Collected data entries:
========

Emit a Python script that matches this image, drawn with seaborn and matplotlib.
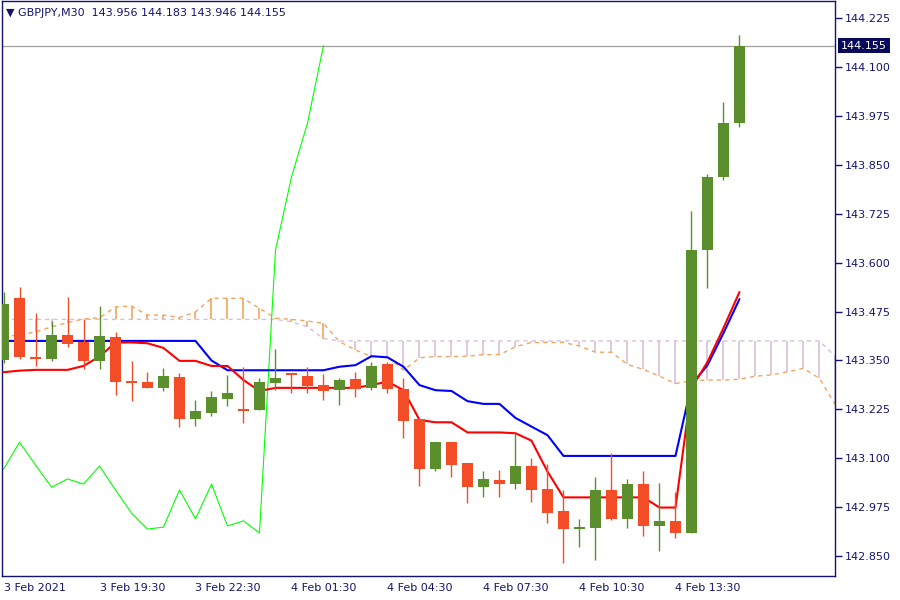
import numpy as np
import pandas as pd
import seaborn as sns
import matplotlib.pyplot as plt
import matplotlib.transforms as mtransforms

# GBPJPY M30, 3 Feb 16:30 -> 4 Feb 15:30 (47 bars)
opens = [143.351, 143.509, 143.359, 143.354, 143.415, 143.397, 143.349, 143.410, 143.298, 143.295,
         143.280, 143.308, 143.201, 143.216, 143.251, 143.226, 143.223, 143.293, 143.318, 143.310,
         143.287, 143.274, 143.302, 143.279, 143.341, 143.277, 143.200, 143.072, 143.141, 143.088,
         143.026, 143.044, 143.034, 143.080, 143.021, 142.965, 142.919, 142.922, 143.019, 142.945,
         143.034, 142.927, 142.940, 142.909, 143.632, 143.819, 143.956]
highs = [143.525, 143.538, 143.472, 143.451, 143.512, 143.455, 143.488, 143.423, 143.348, 143.320,
         143.331, 143.318, 143.249, 143.272, 143.313, 143.333, 143.305, 143.379, 143.318, 143.333,
         143.315, 143.305, 143.320, 143.346, 143.346, 143.305, 143.203, 143.141, 143.141, 143.088,
         143.067, 143.070, 143.164, 143.101, 143.085, 143.019, 142.945, 143.052, 143.113, 143.047,
         143.067, 143.037, 143.014, 143.732, 143.826, 144.010, 144.183]
lows = [143.343, 143.354, 143.336, 143.348, 143.385, 143.329, 143.329, 143.262, 143.247, 143.279,
        143.272, 143.181, 143.183, 143.208, 143.233, 143.190, 143.223, 143.274, 143.267, 143.267,
        143.249, 143.236, 143.256, 143.274, 143.267, 143.152, 143.029, 143.067, 143.052, 142.985,
        143.001, 143.001, 143.021, 142.988, 142.934, 142.832, 142.873, 142.840, 142.943, 142.922,
        142.901, 142.863, 142.896, 142.909, 143.535, 143.811, 143.946]
closes = [143.494, 143.359, 143.354, 143.415, 143.392, 143.349, 143.412, 143.296, 143.293, 143.280,
          143.310, 143.201, 143.221, 143.256, 143.267, 143.221, 143.295, 143.305, 143.313, 143.285,
          143.272, 143.300, 143.277, 143.336, 143.277, 143.195, 143.072, 143.141, 143.083, 143.026,
          143.047, 143.034, 143.080, 143.019, 142.960, 142.919, 142.924, 143.019, 142.945, 143.034,
          142.927, 142.940, 142.909, 143.632, 143.819, 143.957, 144.155]

tenkan = [143.320, 143.324, 143.326, 143.326, 143.326, 143.336, 143.360, 143.396, 143.396, 143.394,
          143.382, 143.349, 143.349, 143.336, 143.336, 143.300, 143.272, 143.280, 143.280, 143.280,
          143.280, 143.280, 143.280, 143.287, 143.296, 143.274, 143.198, 143.192, 143.192, 143.166,
          143.166, 143.166, 143.164, 143.145, 143.066, 143.000, 143.000, 143.000, 143.000, 143.000,
          143.000, 142.974, 142.974, 143.280, 143.346, 143.433, 143.525]
kijun = [143.400, 143.400, 143.400, 143.400, 143.400, 143.400, 143.400, 143.400, 143.400, 143.400,
         143.400, 143.400, 143.400, 143.350, 143.325, 143.325, 143.325, 143.325, 143.325, 143.325,
         143.325, 143.334, 143.338, 143.361, 143.358, 143.334, 143.287, 143.274, 143.272, 143.246,
         143.239, 143.239, 143.203, 143.181, 143.159, 143.106, 143.106, 143.106, 143.106, 143.106,
         143.106, 143.106, 143.106, 143.288, 143.338, 143.420, 143.507]

# senkou spans, already shifted 26 bars forward (53 points)
span_a = [143.411, 143.415, 143.423, 143.436, 143.447, 143.456, 143.459, 143.487, 143.489, 143.466,
          143.466, 143.460, 143.474, 143.509, 143.509, 143.509, 143.483, 143.458, 143.455, 143.451,
          143.445, 143.398, 143.377, 143.360, 143.360, 143.325, 143.357, 143.360, 143.360, 143.361,
          143.365, 143.365, 143.385, 143.396, 143.396, 143.396, 143.387, 143.371, 143.371, 143.340,
          143.327, 143.310, 143.291, 143.298, 143.300, 143.300, 143.302, 143.310, 143.313, 143.321,
          143.330, 143.304, 143.236]
span_b = [143.455] * 18 + [143.449, 143.436, 143.406] + [143.400] * 31 + [143.359]

tick_bars = [0, 6, 12, 18, 24, 30, 36, 42]
tick_labels = ["3 Feb 2021", "3 Feb 19:30", "3 Feb 22:30", "4 Feb 01:30",
               "4 Feb 04:30", "4 Feb 07:30", "4 Feb 10:30", "4 Feb 13:30"]

navy = "#14146e"
up_col = "#5b8f2e"
dn_col = "#f24d27"

sns.set_theme(style="white")
plt.rcParams["font.family"] = ["DejaVu Sans"]

df = pd.DataFrame({"o": opens, "h": highs, "l": lows, "c": closes,
                   "tenkan": tenkan, "kijun": kijun})
df["bar"] = np.arange(len(df))

fig = plt.figure(figsize=(9, 6), dpi=100)
ax = fig.add_axes([2 / 900, 24 / 600, 833 / 900, 575 / 600])

# cloud
cloud = pd.DataFrame({"a": span_a, "b": span_b})
cloud["bar"] = np.arange(len(cloud))
for i, r in cloud.iterrows():
    col = "#f4a460" if r.a > r.b else "#d8bfd8"
    ax.vlines(r.bar, min(r.a, r.b), max(r.a, r.b), color=col, lw=1.2, zorder=1)
sns.lineplot(data=cloud, x="bar", y="b", ax=ax, color="#d8bfd8", lw=1,
             linestyle=(0, (3, 3)), zorder=1)
sns.lineplot(data=cloud, x="bar", y="a", ax=ax, color="#f4a460", lw=1,
             linestyle=(0, (3, 3)), zorder=1.1)

# chikou = close shifted 26 back
chikou = pd.DataFrame({"bar": np.arange(len(closes) - 26), "v": closes[26:]})
sns.lineplot(data=chikou, x="bar", y="v", ax=ax, color="#00ff00", lw=0.8, zorder=2)
sns.lineplot(data=df, x="bar", y="kijun", ax=ax, color="#0000ff", lw=1.5, zorder=3)
sns.lineplot(data=df, x="bar", y="tenkan", ax=ax, color="#ff0000", lw=1.5, zorder=3.1)

# candles
for i, r in df.iterrows():
    col = up_col if r.c >= r.o else dn_col
    ax.vlines(r.bar, r.l, r.h, color=col, lw=1, zorder=4)
    lo, hi = min(r.o, r.c), max(r.o, r.c)
    ax.bar(r.bar, max(hi - lo, 0.005), bottom=lo, width=0.69, color=col,
           edgecolor="none", linewidth=0, zorder=5)

# current price line
last = closes[-1]
ax.axhline(last, color="#a0a0a0", lw=0.9, zorder=0.5)

ax.set_xlim(-0.094, 51.97)
ax.set_ylim(142.799, 144.269)
ax.set_xlabel("")
ax.set_ylabel("")

yt = 142.850 + 0.125 * np.arange(12)
ax.yaxis.tick_right()
ax.set_yticks(yt)
ax.set_yticklabels([f"{v:.3f}" for v in yt])
ax.set_xticks(tick_bars)
ax.set_xticklabels(tick_labels, ha="left")
ax.tick_params(axis="both", which="both", direction="out", length=5, width=1,
               color=navy, labelcolor=navy, labelsize=8, pad=2)
ax.tick_params(axis="x", pad=0)
for s in ax.spines.values():
    s.set_color(navy)
    s.set_linewidth(1)
    s.set_visible(True)

# price tag on the right axis
trans = mtransforms.blended_transform_factory(ax.transAxes, ax.transData)
ax.text(1.0 + 6 / 833, last, f"{last:.3f}", transform=trans, ha="left", va="center",
        fontsize=8, color="white", zorder=10, clip_on=False,
        bbox=dict(boxstyle="square,pad=0.25", facecolor="#0a0a5a", edgecolor="none"))

fig.text(6 / 900, 1 - 13 / 600, "\u25bc GBPJPY,M30  143.956 144.183 143.946 144.155",
         fontsize=8, color=navy, va="center", ha="left")

fig.savefig("out.png", dpi=100)
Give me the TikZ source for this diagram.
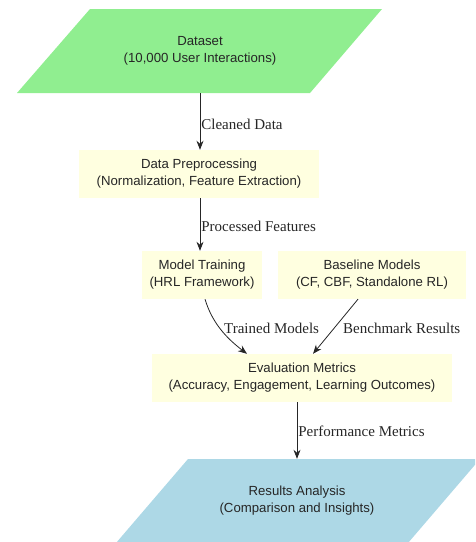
\documentclass[tikz,border=0pt]{standalone}
\usepackage{fontspec}
\setmainfont{Liberation Serif}
\setsansfont{Liberation Sans}
\usetikzlibrary{arrows.meta}
\definecolor{dsgreen}{HTML}{90EE90}
\definecolor{resblue}{HTML}{ADD8E6}
\definecolor{boxyellow}{HTML}{FFFFE0}
\begin{document}
\begin{tikzpicture}[x=1pt,y=-1pt,
  txt/.style={font=\sffamily\fontsize{13.2}{17}\selectfont, align=center, text=black!85, inner sep=0pt},
  ybox/.style={txt, fill=boxyellow, rectangle},
  elabel/.style={font=\fontsize{15}{17}\selectfont, text=black!85, anchor=west, inner sep=0pt},
  flow/.style={-{Stealth[length=9pt,width=7pt]}, line width=0.8pt, black!85}]
\useasboundingbox (0,0) rectangle (475,542);
\begin{scope}
\clip (0,0) rectangle (475,542);
% Parallelograms
\fill[dsgreen] (90,9) -- (382,9) -- (310,93) -- (17,93) -- cycle;
\fill[resblue] (188,459) -- (480,459) -- (408,543) -- (116,543) -- cycle;
\end{scope}
% Nodes
\node[txt, minimum height=84pt] (ds) at (200,51) {Dataset\\(10,000 User Interactions)};
\node[ybox, minimum width=240pt, minimum height=48pt] (pre) at (199,174) {Data Preprocessing\\(Normalization, Feature Extraction)};
\node[ybox, minimum width=120pt, minimum height=48pt] (mt) at (202,275) {Model Training\\(HRL Framework)};
\node[ybox, minimum width=188pt, minimum height=48pt] (bm) at (372,275) {Baseline Models\\(CF, CBF, Standalone RL)};
\node[ybox, minimum width=300pt, minimum height=48pt] (ev) at (302,378) {Evaluation Metrics\\(Accuracy, Engagement, Learning Outcomes)};
\node[txt, minimum height=83pt] (ra) at (297,500.5) {Results Analysis\\(Comparison and Insights)};
% Connectors
\draw[flow] (ds.south -| 200,0) -- (pre.north -| 200,0) node[elabel, midway, xshift=1pt, yshift=-3pt] {Cleaned Data};
\draw[flow] (pre.south -| 200,0) -- (mt.north -| 200,0) node[elabel, midway, xshift=1pt, yshift=-2pt] {Processed Features};
\draw[flow] (mt.south -| 205,0) .. controls (212,322) and (225,337) .. (ev.north -| 247,0);
\node[elabel] (lt) at (224,328) {Trained Models};
\draw[flow] (bm.south -| 358,0) -- (ev.north -| 313,0);
\node[elabel] (lb) at (343,328) {Benchmark Results};
\draw[flow] (ev.south -| 297,0) -- (ra.north -| 297,0) node[elabel, midway, xshift=1pt, yshift=-1pt] {Performance Metrics};
\end{tikzpicture}
\end{document}
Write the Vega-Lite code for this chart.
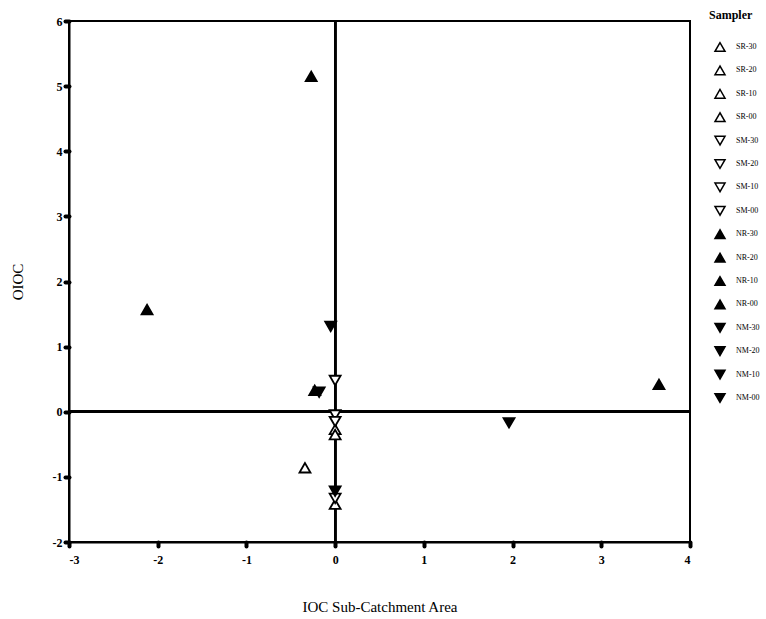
{
  "$schema": "https://vega.github.io/schema/vega-lite/v6.json",
  "autosize": {"type": "none"},
  "padding": {"left": 69, "top": 21, "right": 76, "bottom": 77},
  "width": 621,
  "height": 521,
  "background": "white",
  "config": {
    "font": "Liberation Serif",
    "view": {"stroke": "black", "strokeWidth": 2},
    "axis": {
      "grid": false,
      "domainColor": "black",
      "domainWidth": 2,
      "tickColor": "black",
      "tickWidth": 4,
      "tickSize": 4,
      "tickCap": "round",
      "labelFont": "Liberation Serif",
      "labelFontWeight": "bold",
      "labelFontSize": 12,
      "labelColor": "black",
      "labelExpr": "toString(datum.value)",
      "titleFont": "Liberation Serif",
      "titleFontWeight": "normal",
      "titleFontSize": 15,
      "titleColor": "black"
    }
  },
  "data": {
    "values": [
      {"x": -0.34, "y": -0.86, "Sampler": "SR-30"},
      {"x": 0, "y": -0.27, "Sampler": "SR-20"},
      {"x": 0, "y": -0.35, "Sampler": "SR-10"},
      {"x": 0, "y": -1.42, "Sampler": "SR-00"},
      {"x": 0, "y": 0.48, "Sampler": "SM-30"},
      {"x": 0, "y": -0.05, "Sampler": "SM-20"},
      {"x": 0, "y": -0.15, "Sampler": "SM-10"},
      {"x": 0, "y": -1.33, "Sampler": "SM-00"},
      {"x": -0.27, "y": 5.15, "Sampler": "NR-30"},
      {"x": -2.12, "y": 1.57, "Sampler": "NR-20"},
      {"x": -0.23, "y": 0.33, "Sampler": "NR-10"},
      {"x": 3.65, "y": 0.42, "Sampler": "NR-00"},
      {"x": -0.05, "y": 1.31, "Sampler": "NM-30"},
      {"x": -0.18, "y": 0.3, "Sampler": "NM-20"},
      {"x": 1.96, "y": -0.17, "Sampler": "NM-10"},
      {"x": 0, "y": -1.22, "Sampler": "NM-00"}
    ]
  },
  "layer": [
    {
      "mark": {"type": "rule", "color": "black", "strokeWidth": 2},
      "encoding": {"x": {"datum": 0, "type": "quantitative", "scale": {"domain": [-3, 4], "nice": false, "zero": false}}}
    },
    {
      "mark": {"type": "rule", "color": "black", "strokeWidth": 2},
      "encoding": {"y": {"datum": 0, "type": "quantitative", "scale": {"domain": [-2, 6], "nice": false, "zero": false}}}
    },
    {
      "mark": {"type": "point", "stroke": "black", "strokeWidth": 1.8, "opacity": 1, "size": 120},
      "encoding": {
        "x": {
          "field": "x", "type": "quantitative",
          "scale": {"domain": [-3, 4], "nice": false, "zero": false},
          "axis": {"title": "IOC Sub-Catchment Area", "values": [-3, -2, -1, 0, 1, 2, 3, 4], "labelPadding": 8, "titlePadding": 34}
        },
        "y": {
          "field": "y", "type": "quantitative",
          "scale": {"domain": [-2, 6], "nice": false, "zero": false},
          "axis": {"title": "OIOC", "values": [-2, -1, 0, 1, 2, 3, 4, 5, 6], "labelPadding": 3, "titlePadding": 27}
        },
        "shape": {
          "field": "Sampler", "type": "nominal",
          "scale": {
            "domain": ["SR-30", "SR-20", "SR-10", "SR-00", "SM-30", "SM-20", "SM-10", "SM-00", "NR-30", "NR-20", "NR-10", "NR-00", "NM-30", "NM-20", "NM-10", "NM-00"],
            "range": ["triangle-up", "triangle-up", "triangle-up", "triangle-up", "triangle-down", "triangle-down", "triangle-down", "triangle-down", "triangle-up", "triangle-up", "triangle-up", "triangle-up", "triangle-down", "triangle-down", "triangle-down", "triangle-down"]
          },
          "legend": {
            "orient": "none", "legendX": 640, "legendY": -11,
            "title": "Sampler", "titleFont": "Liberation Serif", "titleFontSize": 12, "titleFontWeight": "bold", "titleColor": "black",
            "titlePadding": 19,
            "labelFont": "Liberation Serif", "labelFontSize": 8, "labelColor": "black", "labelOffset": 10,
            "symbolSize": 100,
            "rowPadding": 7.4, "symbolOffset": 5,
            "encode": {"symbols": {"update": {"stroke": {"value": "black"}, "strokeWidth": {"value": 1.8}}}}
          }
        },
        "fill": {
          "field": "Sampler", "type": "nominal",
          "scale": {
            "domain": ["SR-30", "SR-20", "SR-10", "SR-00", "SM-30", "SM-20", "SM-10", "SM-00", "NR-30", "NR-20", "NR-10", "NR-00", "NM-30", "NM-20", "NM-10", "NM-00"],
            "range": ["white", "white", "white", "white", "white", "white", "white", "white", "black", "black", "black", "black", "black", "black", "black", "black"]
          },
          "legend": {
            "orient": "none", "legendX": 640, "legendY": -11,
            "title": "Sampler", "titleFont": "Liberation Serif", "titleFontSize": 12, "titleFontWeight": "bold", "titleColor": "black",
            "titlePadding": 19,
            "labelFont": "Liberation Serif", "labelFontSize": 8, "labelColor": "black", "labelOffset": 10,
            "symbolSize": 100,
            "rowPadding": 7.4, "symbolOffset": 5,
            "encode": {"symbols": {"update": {"stroke": {"value": "black"}, "strokeWidth": {"value": 1.8}}}}
          }
        }
      }
    }
  ]
}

========

◆ Exercise directions: Across the data, tally the lines containing "seaborn" and give back the number alone.

◆ In response: 2